Bir kişinin düzeni sürsün diye başka ülkelerden borç para istenmiş,
Karşılığında da ne isterlerse verilirmiş.
Gel zaman git zaman verilecek bir şeyler de kalmayınca hazinede,
Borç veren ülkeler başlamışlar her şeyi bilen hükümdarı yönetmeye.
Sonra da asıl niyetleri çıkmış ortaya,
Havası, suyu tertemiz, toprakları bereketli ülkenin sahibi olmak istemişler.
*
O ülkede bir de bir sarı paşa varmış,
Ülkeyi kurtarmak için arkadaşlarıyla beraber düşmüş yollara,
Çıkmış yoksul, cahil ama gönlü zengin insanların karşısına,
Çağrı yapmış, her şeyi bilenin teslim ettiği ülkeyi hep birlikte kurtarmaya.
Yüzyıllar sonra insan yerine konan insanlar,
İnanmışlar sarı paşaya ve girmişler kol kola,
Sahip çıkmışlar ülkeye ve yaşadıkları topraklara.
Her şeyi bilen hükümdar ülkeden kaçıp gitmiş,
Ülkeye sahip olmak isteyenler de elleri boş ülkelerine geri gitmiş.
*
Her hikayeden çıkarılacak bir dersin olduğunu bilelim.
Hikayeye burada ara verelim ve bugünlere gelelim.
*
Bugünün dünyasında da, hikayede olduğu gibi,
Her şeyi bilirim diyenler ülkelerin başında.
Öyle ki,
Demokrasi diye yola çıkanlar,
Her sözünde demokrasiye toz kondurmayanlar,
Ve de demokrasinin sayesinde iktidar olanlar,
İktidar olduklarında demokrasiyi unutuyorlar.

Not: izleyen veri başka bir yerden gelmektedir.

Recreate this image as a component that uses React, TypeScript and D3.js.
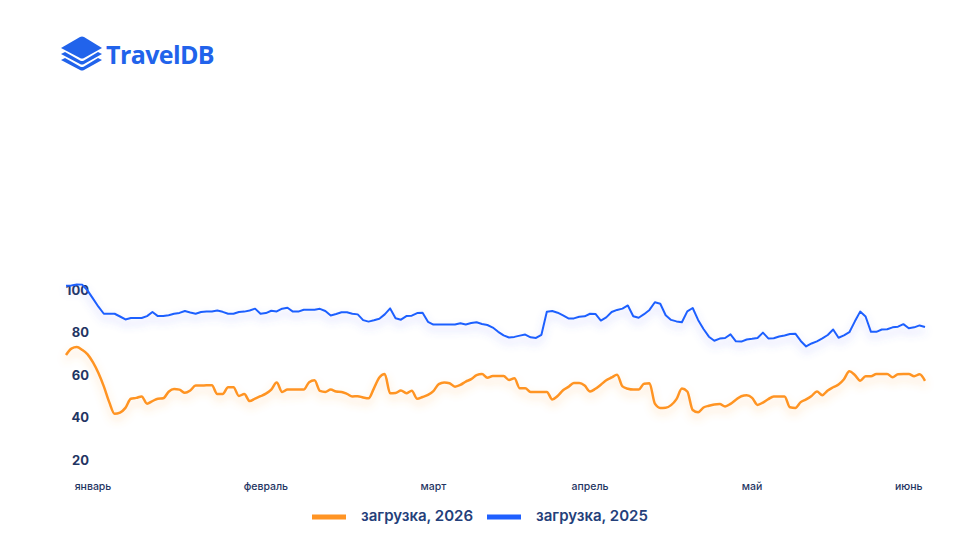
import { scaleLinear, line, curveMonotoneX, curveLinear } from 'd3'

// Daily load, two seasons.
const load2025 = [
  102.5, 102.6, 103.1, 103.0, 100.2, 96.4, 92.6, 89.3, 89.3, 89.3,
  88.0, 86.6, 87.3, 87.3, 87.3, 88.2, 90.1, 88.2, 88.2, 88.6,
  89.3, 89.7, 90.6, 89.9, 89.3, 90.1, 90.4, 90.4, 90.8, 90.2,
  89.3, 89.3, 90.1, 90.3, 90.8, 91.7, 89.3, 89.6, 90.7, 90.4,
  91.7, 92.1, 90.3, 90.3, 91.2, 91.2, 91.2, 91.6, 90.6, 88.5,
  89.2, 90.0, 90.0, 89.3, 89.0, 86.3, 85.6, 86.2, 86.9, 89.0,
  91.8, 87.2, 86.5, 88.2, 88.4, 89.6, 89.8, 85.5, 84.2, 84.2,
  84.2, 84.2, 84.2, 84.8, 84.2, 84.9, 85.3, 84.5, 84.0, 82.8,
  80.8, 79.1, 78.1, 78.4, 79.0, 79.5, 78.2, 77.9, 79.4, 90.2,
  90.6, 89.8, 88.5, 87.1, 87.1, 87.9, 88.1, 89.3, 89.2, 86.1,
  87.6, 90.1, 91.1, 91.7, 93.2, 88.1, 87.4, 89.1, 91.1, 94.7,
  94.0, 88.6, 86.4, 85.7, 85.3, 90.4, 92.0, 86.4, 82.1, 78.5,
  76.6, 77.6, 77.9, 79.6, 76.3, 76.2, 77.2, 77.5, 77.9, 80.4,
  77.7, 77.8, 78.6, 79.1, 79.8, 79.9, 76.5, 73.9, 75.3, 76.3,
  77.7, 79.3, 81.9, 78.0, 79.1, 80.6, 85.6, 90.3, 88.0, 80.8,
  80.8, 81.9, 82.0, 82.9, 83.2, 84.4, 82.5, 82.9, 83.8, 83.1,
]

const load2026 = [
  69.9, 72.9, 73.6, 72.3, 70.2, 66.4, 61.4, 55.1, 47.7, 42.2,
  42.8, 45.0, 49.3, 49.7, 50.4, 47.0, 48.2, 49.3, 49.5, 52.6,
  53.9, 53.6, 52.1, 53.2, 55.5, 55.5, 55.6, 55.6, 51.5, 51.5,
  54.7, 54.7, 50.6, 51.5, 48.2, 49.4, 50.5, 51.7, 53.6, 56.9,
  52.5, 53.6, 53.6, 53.6, 53.6, 57.1, 58.0, 53.0, 52.5, 53.6,
  52.7, 52.5, 51.6, 50.4, 50.5, 49.9, 49.5, 54.2, 59.3, 60.9,
  51.9, 52.0, 53.2, 51.9, 53.1, 49.3, 50.1, 51.1, 52.9, 56.2,
  57.0, 56.6, 55.0, 55.8, 57.4, 58.5, 60.4, 60.9, 59.2, 60.0,
  60.0, 60.0, 58.1, 58.9, 54.2, 54.2, 52.5, 52.5, 52.5, 52.5,
  49.0, 50.6, 53.3, 54.9, 56.7, 56.7, 55.5, 52.7, 54.0, 55.9,
  58.0, 59.3, 60.6, 55.1, 54.0, 53.6, 53.6, 56.4, 56.6, 47.0,
  45.0, 45.1, 46.3, 49.1, 54.1, 52.7, 44.0, 42.9, 45.2, 46.0,
  46.6, 46.8, 45.7, 46.9, 48.8, 50.5, 50.9, 49.7, 46.4, 47.5,
  49.1, 50.4, 50.4, 50.4, 45.3, 45.0, 47.7, 49.0, 50.6, 52.7,
  51.0, 53.2, 54.7, 56.0, 58.5, 62.2, 60.5, 57.8, 59.9, 59.9,
  60.9, 60.9, 60.9, 59.4, 60.8, 60.9, 60.9, 59.9, 60.8, 57.7,
]

const months = ['январь', 'февраль', 'март', 'апрель', 'май', 'июнь']
const monthIndex = [5, 37, 68, 97, 127, 156]
const yTicks = [20, 40, 60, 80, 100]
const seriesNames = ['загрузка, 2026', 'загрузка, 2025']

const W = 960
const H = 540
const ORANGE = '#ff9424'
const BLUE = '#1f60ff'
const INK = '#1f3563'
const FONT = 'Inter, "Noto Sans", sans-serif'

export default function App() {
  const x = scaleLinear().domain([0, load2025.length - 1]).range([66, 925])
  const y = scaleLinear().domain([20, 100]).range([461, 291])
  const path2025 = line<number>()
    .x((_, i) => x(i))
    .y((d) => y(d))
    .curve(curveLinear)(load2025)
  const path2026 = line<number>()
    .x((_, i) => x(i))
    .y((d) => y(d))
    .curve(curveMonotoneX)(load2026)

  return (
    <svg
      width={W}
      height={H}
      viewBox={`0 0 ${W} ${H}`}
      style={{ position: 'fixed', left: 0, top: 0, background: '#fff' }}
      fontFamily={FONT}
    >
      <defs>
        <filter id="glowBlue" x="-5%" y="-50%" width="110%" height="200%">
          <feDropShadow dx={0} dy={5} stdDeviation={4} floodColor="#5a6bff" floodOpacity={0.35} />
        </filter>
        <filter id="glowOrange" x="-5%" y="-50%" width="110%" height="200%">
          <feDropShadow dx={0} dy={5} stdDeviation={4} floodColor="#ffab4a" floodOpacity={0.4} />
        </filter>
      </defs>

      {/* logo */}
      <g fill="#2163eb">
        <path d="M61 48 L80 37 Q82 36 84 37 L102 48 L84 58 Q82 59 80 58 Z" />
        <path d="M61 54 L65 52 L80 60.5 Q82 61.5 84 60.5 L98 52 L102 54 L84 64 Q82 65 80 64 Z" />
        <path d="M61 60 L65 58 L80 66.5 Q82 67.5 84 66.5 L98 58 L102 60 L84 70 Q82 71 80 70 Z" />
      </g>
      <text x={106} y={64} fontSize={25} fontWeight={700} fill="#2163eb" fontFamily='"Open Sans", Inter, sans-serif' letterSpacing={-0.6}>
        TravelDB
      </text>

      {/* y labels */}
      {yTicks.map((t) => (
        <text key={t} x={89} y={y(t)} textAnchor="end" dominantBaseline="middle" fontSize={13} fontWeight={700} fill={INK}>
          {t}
        </text>
      ))}

      {/* lines */}
      {path2025 && (
        <path d={path2025} fill="none" stroke={BLUE} strokeWidth={2} strokeLinejoin="round" filter="url(#glowBlue)" />
      )}
      {path2026 && (
        <path d={path2026} fill="none" stroke={ORANGE} strokeWidth={2.5} strokeLinejoin="round" filter="url(#glowOrange)" />
      )}

      {/* month labels */}
      {months.map((m, i) => (
        <text key={m} x={x(monthIndex[i])} y={487} textAnchor="middle" dominantBaseline="middle" fontSize={10.5} fontWeight={500} fill={INK}>
          {m}
        </text>
      ))}

      {/* legend */}
      {seriesNames.map((name, i) => {
        const lx = 312 + i * 175
        return (
          <g key={name}>
            <line x1={lx} x2={lx + 34} y1={517} y2={517} stroke={i === 0 ? ORANGE : BLUE} strokeWidth={5} />
            <text x={lx + 49} y={517} dominantBaseline="middle" fontSize={15} fontWeight={600} fill="#24407a">
              {name}
            </text>
          </g>
        )
      })}
    </svg>
  )
}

İşte bu andan itibaren başlıyor,
Her şeyi bilirim diyen bir kişinin iktidarı.
İster siyasette ister kitle örgütlerinde,
İster siyasi partilerde,
İsterse de sendika, meslek odası veya derneklerde,
Sınırı da konmamışsa,
Bilinmiyor her şeyi bilenlerin iktidarlarının süresi.
*
İktidarda kalmanın yolu,
Sanki hikayenin bugüne uyarlanmış bir versiyonu.
İşin acı tarafı,
Bilinse de böylesi hikayelerin sonu,
Vaz geçilmez bir tutkuya dönüşüyor,
Her şeyi bilen tek kişinin iktidarda kalma oyunu.
Alanında bilgili, uzman, deneyimli olanlara yer verilmiyor,
Özellikle siyasetin sahnesinde ve bu demokrasi oyununda.
*
Bu oyunun kaybedeni,
Demokrasinin gerçek sahibi olan halkın kendisi.
Bilinmeli ki,
Her hikayenin bir sonu vardır.
Bugün yaşanılanlar da bir gün hikaye olarak anlatılacaktır.
Hikayede kimin kötü kimin kahraman karakter olarak yer alacağı,
Siyasetteki kişilerin yaptıklarıyla yazılacaktır.
*
Ülkenin nasıl kurtulacağını bilmeyenler,
Bu hikayede halkın gönlünde kahraman olmak isteyenler,
Türkiye İş Bankası’nın düzenlediği “Cumhuriyetimizin 100. yaşı vesilesiyle Atatürk Vizyonuyla Gelecek Yüzyıla Bakış” konferansta,
Bilsay Kuruç’un yaptığı konuşmayı mutlaka izlesinler.